Service Of A Different Kind For Wounded Iraq War Vets

Team Infidel

Forum Spin Doctor
San Diego Union-Tribune
January 26, 2008
Pg. 1
By Alex Roth, Staff Writer
On the first tee at Torrey Pines Golf Course, a Marine with missing lower legs explained why he thought about killing himself in the moments after he was “blown the hell up” in Iraq last year.
David “Davey” Lind was one of four wounded Iraq war veterans who served as honorary first-tee announcers during yesterday's second round of the annual Buick Invitational golf tournament.
At the first hole on the South Course, as the pro golfers teed off in groups of three, Lind and Army Spc. David Foss took turns announcing the golfers' names and hometowns to the crowd.
Foss, 25, lost a leg to a roadside bomb. Navy Petty Officer Randell Leoncio, 26, lost part of a leg, and Army Pfc. Jake Williams, 20, lost a hand. The four were invited to yesterday's tournament by a club official who wanted to honor Iraq veterans.
During breaks in the action, Lind, a master sergeant, quietly told a reporter the story of how he lost his lower legs during a roadside bomb explosion west of Baghdad.
“Quite honestly, once I realized the nature of my wounds, I thought about ending my life,” said Lind, 36, his voice dropping to a near-whisper.
Lind stopped talking for a moment. Bubba Watson, one of the PGA tour's longest hitters, was ready to tee off. As it so happens, Watson's hometown is Bagdad, Fla. Lind found the city name slightly ironic, though not quite as ironic as the name of the place where he lost his legs, a small Iraqi village called Karma.
“From Bagdad, Florida,” Lind announced, “Bubba Watson.”
The crowd clapped politely. Watson pounded his drive some 300-plus yards down the fairway. Then Lind, standing off to one side on his concealed prosthetics, continued telling his story.
“I was in completely agonizing, excruciating pain,” he said, recalling the immediate aftermath of the bomb explosion beneath his Humvee.

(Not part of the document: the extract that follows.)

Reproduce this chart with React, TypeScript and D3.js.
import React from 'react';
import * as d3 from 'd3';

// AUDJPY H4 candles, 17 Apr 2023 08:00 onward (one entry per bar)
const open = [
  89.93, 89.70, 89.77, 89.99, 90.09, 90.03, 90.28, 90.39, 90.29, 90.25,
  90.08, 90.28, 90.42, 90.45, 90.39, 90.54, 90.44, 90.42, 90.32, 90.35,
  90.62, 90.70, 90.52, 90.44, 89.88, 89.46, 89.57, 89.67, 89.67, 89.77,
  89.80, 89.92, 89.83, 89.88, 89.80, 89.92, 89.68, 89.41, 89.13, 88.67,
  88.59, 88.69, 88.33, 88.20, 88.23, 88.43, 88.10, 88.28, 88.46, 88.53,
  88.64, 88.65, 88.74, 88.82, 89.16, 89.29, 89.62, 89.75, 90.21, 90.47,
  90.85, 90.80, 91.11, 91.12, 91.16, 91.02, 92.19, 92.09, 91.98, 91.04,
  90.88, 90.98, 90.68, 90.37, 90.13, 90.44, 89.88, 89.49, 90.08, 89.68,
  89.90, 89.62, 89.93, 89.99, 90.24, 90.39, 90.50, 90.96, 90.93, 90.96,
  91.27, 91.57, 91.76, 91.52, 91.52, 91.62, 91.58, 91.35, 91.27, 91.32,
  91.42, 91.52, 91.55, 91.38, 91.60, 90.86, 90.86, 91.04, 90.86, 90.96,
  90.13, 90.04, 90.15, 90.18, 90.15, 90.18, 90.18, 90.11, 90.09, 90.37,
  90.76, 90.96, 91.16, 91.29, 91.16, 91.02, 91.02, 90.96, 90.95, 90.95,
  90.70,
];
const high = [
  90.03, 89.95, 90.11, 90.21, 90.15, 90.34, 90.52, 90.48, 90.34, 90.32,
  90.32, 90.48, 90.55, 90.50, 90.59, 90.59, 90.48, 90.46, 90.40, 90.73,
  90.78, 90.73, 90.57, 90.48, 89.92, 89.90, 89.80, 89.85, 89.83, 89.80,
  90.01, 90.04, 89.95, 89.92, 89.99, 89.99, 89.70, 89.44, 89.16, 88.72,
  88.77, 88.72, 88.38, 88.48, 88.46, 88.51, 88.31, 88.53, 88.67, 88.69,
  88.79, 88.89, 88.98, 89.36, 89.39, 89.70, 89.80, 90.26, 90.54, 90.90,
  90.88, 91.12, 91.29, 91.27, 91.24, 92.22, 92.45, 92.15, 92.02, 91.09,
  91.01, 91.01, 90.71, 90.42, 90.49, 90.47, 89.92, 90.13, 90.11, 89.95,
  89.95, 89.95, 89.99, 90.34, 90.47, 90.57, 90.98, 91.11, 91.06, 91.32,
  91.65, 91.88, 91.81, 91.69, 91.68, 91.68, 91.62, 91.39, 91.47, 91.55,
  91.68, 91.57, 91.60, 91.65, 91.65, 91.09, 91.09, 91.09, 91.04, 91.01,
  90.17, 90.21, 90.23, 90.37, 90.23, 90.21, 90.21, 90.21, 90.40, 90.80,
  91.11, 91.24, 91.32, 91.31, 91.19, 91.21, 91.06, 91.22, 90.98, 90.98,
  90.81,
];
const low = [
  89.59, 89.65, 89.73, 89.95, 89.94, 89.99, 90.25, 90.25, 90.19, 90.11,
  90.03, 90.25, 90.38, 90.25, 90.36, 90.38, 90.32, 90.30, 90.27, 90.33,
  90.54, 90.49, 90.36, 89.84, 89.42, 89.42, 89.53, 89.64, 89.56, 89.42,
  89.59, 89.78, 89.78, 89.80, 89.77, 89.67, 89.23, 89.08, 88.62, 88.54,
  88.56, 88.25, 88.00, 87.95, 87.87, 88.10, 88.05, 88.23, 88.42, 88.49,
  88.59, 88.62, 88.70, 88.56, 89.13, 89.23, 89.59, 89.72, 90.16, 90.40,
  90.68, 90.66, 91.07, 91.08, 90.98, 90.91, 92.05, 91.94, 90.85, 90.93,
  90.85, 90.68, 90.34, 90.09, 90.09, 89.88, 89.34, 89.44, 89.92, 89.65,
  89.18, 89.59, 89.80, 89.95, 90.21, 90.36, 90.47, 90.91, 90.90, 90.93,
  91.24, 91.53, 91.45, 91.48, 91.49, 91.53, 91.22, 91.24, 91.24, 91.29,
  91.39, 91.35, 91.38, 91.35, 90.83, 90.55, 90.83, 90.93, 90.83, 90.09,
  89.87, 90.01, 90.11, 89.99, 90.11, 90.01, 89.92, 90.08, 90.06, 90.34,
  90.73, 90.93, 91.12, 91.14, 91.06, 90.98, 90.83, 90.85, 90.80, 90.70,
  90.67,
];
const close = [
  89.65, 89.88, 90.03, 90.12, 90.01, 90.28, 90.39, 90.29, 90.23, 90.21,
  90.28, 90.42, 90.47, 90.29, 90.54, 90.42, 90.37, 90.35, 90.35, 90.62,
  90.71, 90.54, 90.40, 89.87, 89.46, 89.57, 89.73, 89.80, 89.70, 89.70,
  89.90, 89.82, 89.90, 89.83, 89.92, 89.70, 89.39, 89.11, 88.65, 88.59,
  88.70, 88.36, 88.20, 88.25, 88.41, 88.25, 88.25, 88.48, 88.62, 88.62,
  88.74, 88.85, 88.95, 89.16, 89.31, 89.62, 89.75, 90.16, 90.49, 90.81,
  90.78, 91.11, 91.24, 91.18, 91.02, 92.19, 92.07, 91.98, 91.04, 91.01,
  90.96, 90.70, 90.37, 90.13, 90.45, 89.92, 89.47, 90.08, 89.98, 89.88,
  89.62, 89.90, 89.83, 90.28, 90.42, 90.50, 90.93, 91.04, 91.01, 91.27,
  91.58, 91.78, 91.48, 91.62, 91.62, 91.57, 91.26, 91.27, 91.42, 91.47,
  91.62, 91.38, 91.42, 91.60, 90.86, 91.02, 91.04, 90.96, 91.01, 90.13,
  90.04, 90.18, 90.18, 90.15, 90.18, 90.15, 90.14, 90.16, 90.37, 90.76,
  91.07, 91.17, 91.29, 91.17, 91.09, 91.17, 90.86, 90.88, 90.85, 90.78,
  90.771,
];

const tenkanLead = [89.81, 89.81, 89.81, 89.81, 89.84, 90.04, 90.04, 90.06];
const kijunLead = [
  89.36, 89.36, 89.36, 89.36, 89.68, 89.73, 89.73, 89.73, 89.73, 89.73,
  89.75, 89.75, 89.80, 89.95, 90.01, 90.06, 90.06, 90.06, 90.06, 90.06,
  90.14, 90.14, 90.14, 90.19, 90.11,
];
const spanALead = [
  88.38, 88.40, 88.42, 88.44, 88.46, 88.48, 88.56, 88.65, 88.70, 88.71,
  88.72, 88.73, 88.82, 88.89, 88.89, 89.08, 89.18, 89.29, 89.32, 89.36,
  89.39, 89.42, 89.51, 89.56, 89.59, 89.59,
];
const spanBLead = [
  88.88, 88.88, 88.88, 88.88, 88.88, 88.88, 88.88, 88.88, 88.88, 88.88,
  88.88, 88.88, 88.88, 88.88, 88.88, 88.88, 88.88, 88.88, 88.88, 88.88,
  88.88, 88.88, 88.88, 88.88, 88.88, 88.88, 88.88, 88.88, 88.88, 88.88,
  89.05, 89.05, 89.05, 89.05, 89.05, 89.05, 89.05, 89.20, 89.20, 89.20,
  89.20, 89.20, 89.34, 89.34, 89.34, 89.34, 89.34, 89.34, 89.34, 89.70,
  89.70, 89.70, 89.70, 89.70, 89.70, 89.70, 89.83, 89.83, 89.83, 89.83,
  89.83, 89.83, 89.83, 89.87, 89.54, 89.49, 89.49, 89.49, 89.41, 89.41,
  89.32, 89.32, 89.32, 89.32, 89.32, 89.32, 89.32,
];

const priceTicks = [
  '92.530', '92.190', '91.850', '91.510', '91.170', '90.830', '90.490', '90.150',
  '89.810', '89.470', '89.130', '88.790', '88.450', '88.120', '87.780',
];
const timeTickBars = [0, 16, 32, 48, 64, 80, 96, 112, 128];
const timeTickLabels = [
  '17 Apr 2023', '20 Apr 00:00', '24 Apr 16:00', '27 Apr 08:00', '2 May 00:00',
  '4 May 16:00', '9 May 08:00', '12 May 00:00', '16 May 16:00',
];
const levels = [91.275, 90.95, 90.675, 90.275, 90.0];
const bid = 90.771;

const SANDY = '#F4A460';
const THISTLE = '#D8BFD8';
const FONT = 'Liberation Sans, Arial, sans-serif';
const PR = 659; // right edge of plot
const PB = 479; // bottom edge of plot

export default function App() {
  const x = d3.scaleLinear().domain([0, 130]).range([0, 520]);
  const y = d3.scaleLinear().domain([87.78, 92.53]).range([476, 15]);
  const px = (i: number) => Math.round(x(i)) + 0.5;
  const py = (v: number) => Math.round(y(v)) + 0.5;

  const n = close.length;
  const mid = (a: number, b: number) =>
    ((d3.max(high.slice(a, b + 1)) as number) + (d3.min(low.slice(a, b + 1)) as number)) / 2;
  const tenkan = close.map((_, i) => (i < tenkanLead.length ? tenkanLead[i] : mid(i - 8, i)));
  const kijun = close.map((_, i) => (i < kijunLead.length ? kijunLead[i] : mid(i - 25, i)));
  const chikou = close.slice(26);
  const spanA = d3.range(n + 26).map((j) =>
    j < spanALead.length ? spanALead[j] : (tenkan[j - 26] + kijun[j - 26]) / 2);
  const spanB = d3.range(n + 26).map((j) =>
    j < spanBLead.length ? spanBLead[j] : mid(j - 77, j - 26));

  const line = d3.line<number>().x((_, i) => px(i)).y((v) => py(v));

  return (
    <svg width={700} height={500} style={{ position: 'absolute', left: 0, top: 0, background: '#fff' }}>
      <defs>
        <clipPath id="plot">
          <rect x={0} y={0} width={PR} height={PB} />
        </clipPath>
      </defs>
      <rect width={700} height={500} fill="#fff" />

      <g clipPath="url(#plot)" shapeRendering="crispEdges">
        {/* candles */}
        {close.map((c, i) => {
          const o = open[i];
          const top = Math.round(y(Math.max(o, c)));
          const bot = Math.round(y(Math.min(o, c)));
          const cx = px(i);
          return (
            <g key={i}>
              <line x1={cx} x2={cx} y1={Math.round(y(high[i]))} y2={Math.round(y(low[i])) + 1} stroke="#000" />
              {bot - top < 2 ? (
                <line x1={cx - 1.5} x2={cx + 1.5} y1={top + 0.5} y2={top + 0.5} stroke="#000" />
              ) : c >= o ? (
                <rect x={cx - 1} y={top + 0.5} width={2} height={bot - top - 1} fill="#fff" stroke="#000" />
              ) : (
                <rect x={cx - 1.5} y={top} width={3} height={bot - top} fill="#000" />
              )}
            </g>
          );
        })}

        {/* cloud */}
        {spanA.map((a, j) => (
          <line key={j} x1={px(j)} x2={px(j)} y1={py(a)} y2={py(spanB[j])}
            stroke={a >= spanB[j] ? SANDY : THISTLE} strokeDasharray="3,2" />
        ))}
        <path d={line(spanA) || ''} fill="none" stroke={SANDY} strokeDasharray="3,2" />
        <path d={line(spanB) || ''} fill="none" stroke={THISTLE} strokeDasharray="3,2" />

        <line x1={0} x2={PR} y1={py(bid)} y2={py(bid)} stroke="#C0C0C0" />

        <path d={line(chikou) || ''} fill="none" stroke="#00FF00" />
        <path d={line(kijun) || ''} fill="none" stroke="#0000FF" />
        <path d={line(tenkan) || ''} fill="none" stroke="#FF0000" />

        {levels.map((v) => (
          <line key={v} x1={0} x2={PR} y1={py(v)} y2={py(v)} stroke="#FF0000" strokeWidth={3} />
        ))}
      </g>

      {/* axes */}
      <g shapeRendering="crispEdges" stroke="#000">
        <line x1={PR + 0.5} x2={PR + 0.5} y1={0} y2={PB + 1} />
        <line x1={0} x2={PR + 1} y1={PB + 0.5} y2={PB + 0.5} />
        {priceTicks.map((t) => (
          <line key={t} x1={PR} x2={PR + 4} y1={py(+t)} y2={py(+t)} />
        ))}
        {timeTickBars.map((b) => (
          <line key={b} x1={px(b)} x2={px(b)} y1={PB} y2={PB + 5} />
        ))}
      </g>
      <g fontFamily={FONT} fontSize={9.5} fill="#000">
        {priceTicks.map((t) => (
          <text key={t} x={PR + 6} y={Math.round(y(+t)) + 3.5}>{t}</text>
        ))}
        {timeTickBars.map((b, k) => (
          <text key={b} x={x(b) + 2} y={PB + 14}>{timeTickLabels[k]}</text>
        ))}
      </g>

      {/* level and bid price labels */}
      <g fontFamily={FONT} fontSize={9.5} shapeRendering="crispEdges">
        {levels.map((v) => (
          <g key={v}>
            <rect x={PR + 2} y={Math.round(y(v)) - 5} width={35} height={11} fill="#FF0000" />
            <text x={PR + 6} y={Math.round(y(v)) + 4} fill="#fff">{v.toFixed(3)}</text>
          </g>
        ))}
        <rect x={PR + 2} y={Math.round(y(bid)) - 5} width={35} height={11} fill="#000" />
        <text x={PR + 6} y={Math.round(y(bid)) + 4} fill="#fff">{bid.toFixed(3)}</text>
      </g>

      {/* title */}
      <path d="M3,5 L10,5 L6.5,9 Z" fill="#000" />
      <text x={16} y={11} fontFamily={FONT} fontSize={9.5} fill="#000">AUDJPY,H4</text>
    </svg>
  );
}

Lind said he was in so much pain, and so overwhelmed by his sudden physical deformity, that he thought about grabbing his pistol and shooting himself as he lay bleeding in the dirt.
“I thought about my children, thought about my wife,” he said as the next group of golfers walked to the tee box. (He paused briefly to shake hands with the golfers, all three of whom thanked him for his military service.)

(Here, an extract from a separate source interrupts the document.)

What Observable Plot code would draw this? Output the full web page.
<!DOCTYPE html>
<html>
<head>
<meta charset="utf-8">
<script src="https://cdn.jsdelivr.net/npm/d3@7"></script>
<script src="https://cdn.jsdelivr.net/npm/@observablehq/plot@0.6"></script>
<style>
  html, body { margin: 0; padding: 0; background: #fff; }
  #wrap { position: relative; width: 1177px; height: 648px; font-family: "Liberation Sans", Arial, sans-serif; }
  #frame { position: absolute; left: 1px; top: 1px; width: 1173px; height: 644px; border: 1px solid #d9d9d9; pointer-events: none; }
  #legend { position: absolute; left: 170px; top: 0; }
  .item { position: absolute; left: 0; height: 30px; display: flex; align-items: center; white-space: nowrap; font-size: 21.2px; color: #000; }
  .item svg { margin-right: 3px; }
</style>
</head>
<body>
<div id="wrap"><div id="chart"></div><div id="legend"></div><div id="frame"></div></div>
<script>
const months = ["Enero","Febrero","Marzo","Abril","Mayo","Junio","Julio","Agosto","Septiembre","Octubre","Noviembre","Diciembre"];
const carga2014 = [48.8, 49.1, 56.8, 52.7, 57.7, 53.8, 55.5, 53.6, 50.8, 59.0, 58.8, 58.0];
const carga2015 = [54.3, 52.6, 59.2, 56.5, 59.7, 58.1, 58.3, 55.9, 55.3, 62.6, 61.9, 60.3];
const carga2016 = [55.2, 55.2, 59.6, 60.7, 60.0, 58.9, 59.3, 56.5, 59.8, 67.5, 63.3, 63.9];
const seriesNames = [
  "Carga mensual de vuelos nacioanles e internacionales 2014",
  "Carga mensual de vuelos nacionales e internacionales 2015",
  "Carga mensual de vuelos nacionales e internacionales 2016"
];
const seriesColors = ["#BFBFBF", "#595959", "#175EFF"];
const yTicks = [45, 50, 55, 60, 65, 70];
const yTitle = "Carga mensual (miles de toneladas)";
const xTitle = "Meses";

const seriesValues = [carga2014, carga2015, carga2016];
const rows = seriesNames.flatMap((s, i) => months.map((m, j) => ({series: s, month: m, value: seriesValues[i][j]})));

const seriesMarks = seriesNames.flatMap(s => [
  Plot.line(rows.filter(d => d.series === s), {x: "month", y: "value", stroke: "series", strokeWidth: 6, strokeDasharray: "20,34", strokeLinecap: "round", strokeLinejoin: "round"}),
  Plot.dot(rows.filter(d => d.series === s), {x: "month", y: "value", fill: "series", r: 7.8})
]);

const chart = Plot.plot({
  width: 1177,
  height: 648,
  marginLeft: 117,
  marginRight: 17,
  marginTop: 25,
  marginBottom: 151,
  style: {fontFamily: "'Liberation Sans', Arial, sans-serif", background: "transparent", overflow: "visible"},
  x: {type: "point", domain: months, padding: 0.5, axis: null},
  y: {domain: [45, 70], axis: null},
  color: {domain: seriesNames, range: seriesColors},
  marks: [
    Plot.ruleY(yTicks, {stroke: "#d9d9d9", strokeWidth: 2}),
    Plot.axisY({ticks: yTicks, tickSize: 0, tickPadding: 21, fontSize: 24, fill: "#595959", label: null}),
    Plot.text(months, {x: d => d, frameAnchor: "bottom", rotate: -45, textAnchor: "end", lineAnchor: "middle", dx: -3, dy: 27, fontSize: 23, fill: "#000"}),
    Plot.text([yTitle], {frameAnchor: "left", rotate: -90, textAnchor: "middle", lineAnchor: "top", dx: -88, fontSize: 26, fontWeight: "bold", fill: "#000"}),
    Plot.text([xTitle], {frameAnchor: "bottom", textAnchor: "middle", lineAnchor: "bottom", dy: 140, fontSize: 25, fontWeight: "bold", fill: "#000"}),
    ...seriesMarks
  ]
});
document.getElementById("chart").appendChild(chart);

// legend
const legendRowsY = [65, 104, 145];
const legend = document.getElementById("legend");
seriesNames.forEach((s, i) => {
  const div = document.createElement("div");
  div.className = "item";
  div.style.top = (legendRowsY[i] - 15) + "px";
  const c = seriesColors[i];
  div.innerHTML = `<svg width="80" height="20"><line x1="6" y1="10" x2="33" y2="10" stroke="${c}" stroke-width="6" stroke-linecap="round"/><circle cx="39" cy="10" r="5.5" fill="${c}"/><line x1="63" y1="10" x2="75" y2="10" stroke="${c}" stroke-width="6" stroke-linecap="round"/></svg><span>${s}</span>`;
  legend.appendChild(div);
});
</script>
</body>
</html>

“Then,” he continued, “I spoke to the Lord and told him, 'Whatever you plan for me is good enough.'”
Soon after that, Lind said, his pain subsided to a “tolerable level.”
“Things have gone along pretty well since then,” he said.

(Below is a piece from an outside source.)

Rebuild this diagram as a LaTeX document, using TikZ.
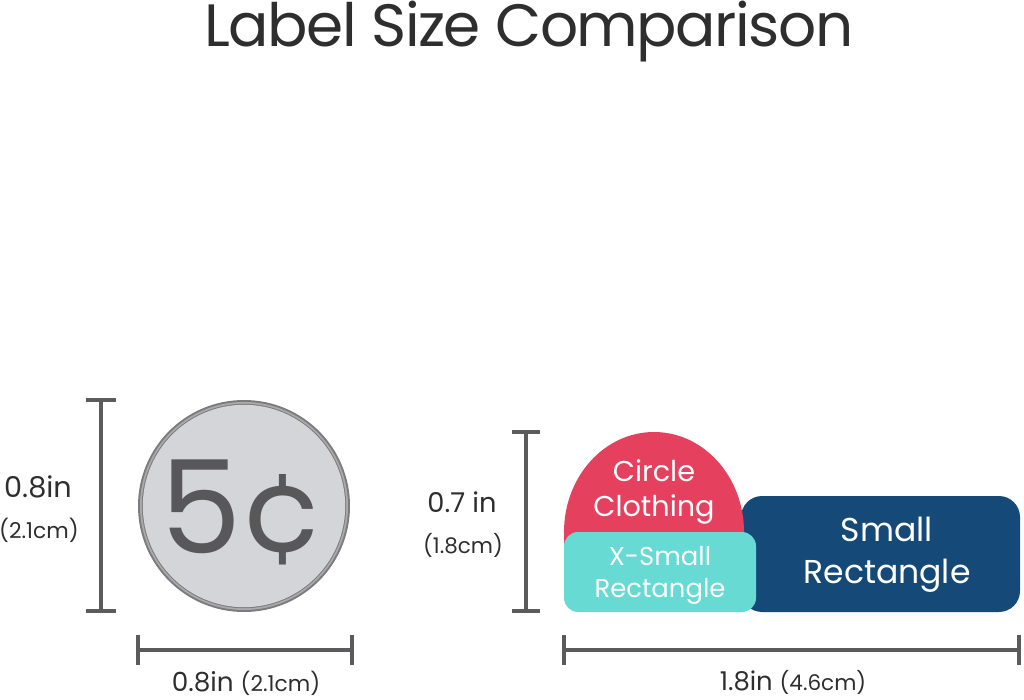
\documentclass[tikz,border=0pt]{standalone}
\usepackage{fontspec}
\setmainfont{Poppins}
\newfontfamily\titlefont{Poppins}[LetterSpace=-2.5]
\usetikzlibrary{calc,positioning}
\definecolor{dimgray}{HTML}{5B5B5D}
\definecolor{txtgray}{HTML}{2E2E2E}
\definecolor{coinring}{HTML}{7C7C7E}
\definecolor{coinlight}{HTML}{AAAAAC}
\definecolor{coinfill}{HTML}{D4D5D9}
\definecolor{coinink}{HTML}{58585A}
\definecolor{clothred}{HTML}{E5405E}
\definecolor{xsteal}{HTML}{66DAD3}
\definecolor{smblue}{HTML}{154A78}

\begin{document}
\begin{tikzpicture}[x=0.025cm, y=0.025cm,
	dimline/.style={draw=dimgray, line width=2.8pt},
	txt/.style={inner sep=0pt, anchor=base, text=txtgray},
	lbl/.style={inner sep=0pt, text=white, align=center}]
	\useasboundingbox (0,0) rectangle (1024,699);
	% title
	\node[txt, font=\titlefont\fontsize{42.5}{50}\selectfont] (title) at (529,652) {Label Size Comparison};
	
	% coin
	\fill[coinring] (244,193) circle (106);
	\fill[coinlight] (244,193) circle (104);
	\fill[coinring] (244,193) circle (102.2);
	\fill[coinfill] (244,193) circle (101.2);
	\node[txt, text=coinink, font=\fontsize{92}{100}\selectfont] (coin) at (244,146) {5¢};
	
	% coin dimensions
	\coordinate (cTop) at (101,299);
	\coordinate (cBot) at (101,88);
	\coordinate (cLeft) at (138,49);
	\coordinate (cRight) at (352,49);
	\draw[dimline] (cTop) -- (cBot);
	\draw[dimline] (cLeft) -- (cRight);
	\foreach \c in {cTop,cBot}
	\draw[dimline] ($(\c)+(-15,0)$) -- ($(\c)+(15,0)$);
	\foreach \c in {cLeft,cRight}
	\draw[dimline] ($(\c)+(0,-15)$) -- ($(\c)+(0,15)$);
	\node[txt, font=\fontsize{20.4}{24}\selectfont] (cHin) at (38,202) {0.8in};
	\node[txt, font=\fontsize{15.5}{18}\selectfont] (cHcm) at (39,161) {(2.1cm)};
	\node[txt] (cW) at (246,8) {\fontsize{18.7}{22}\selectfont 0.8in {\fontsize{15.5}{18}\selectfont(2.1cm)}};
	
	% labels
	\fill[smblue, rounded corners=15] (741,87) rectangle (1020,203);
	\fill[clothred] (564,140) -- (564,167) arc[start angle=180, end angle=0, x radius=90, y radius=100] -- (744,140) -- cycle;
	\fill[xsteal, rounded corners=10] (564,87) rectangle (756,167);
	\node[lbl, font=\fontsize{20.4}{24.9}\selectfont] (circ) at (654,207) {Circle\\Clothing};
	\node[lbl, font=\fontsize{18.4}{22.8}\selectfont] (xsm) at (660,124) {X-Small\\Rectangle};
	\node[lbl, font=\fontsize{23.5}{29.9}\selectfont] (sm) at (887,144) {Small\\Rectangle};
	
	% label dimensions
	\coordinate (lTop) at (526,267);
	\coordinate (lBot) at (526,88);
	\coordinate (lLeft) at (564,49);
	\coordinate (lRight) at (1019,49);
	\draw[dimline] (lTop) -- (lBot);
	\draw[dimline] (lLeft) -- (lRight);
	\foreach \c in {lTop,lBot}
	\draw[dimline] ($(\c)+(-14,0)$) -- ($(\c)+(14,0)$);
	\foreach \c in {lLeft,lRight}
	\draw[dimline] ($(\c)+(0,-15)$) -- ($(\c)+(0,15)$);
	\node[txt, font=\fontsize{19.4}{23}\selectfont] (lHin) at (462,187) {0.7 in};
	\node[txt, font=\fontsize{15.3}{18}\selectfont] (lHcm) at (463,146) {(1.8cm)};
	\node[txt] (lW) at (793,9) {\fontsize{18.4}{22}\selectfont 1.8in {\fontsize{15.3}{18}\selectfont(4.6cm)}};
\end{tikzpicture}
\end{document}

It has been seven months since he suffered his wounds on June 14, 2007, a date he calls his “Alive Day.” These days, the Camp Pendleton Marine – a married father of three – is recuperating at San Diego Naval Medical Center.
His recovery has been wildly successful.
“They told me I'd walk in a year,” he said. “I walked in two months.”
Before his injury, he had hoped to become a cop. That's no longer a realistic goal. He's working on a post-graduate degree and hoping to find work in the burgeoning industry of homeland security.
Lind has a number of other goals, too. He wants to do everything possible to make sure his children won't worry about him. (He told his middle child – a 10-year-old boy – to think of his prosthetics as “robot legs.”)
And like countless men everywhere, from the pros to the weekend hackers, he's determined to improve his golf game.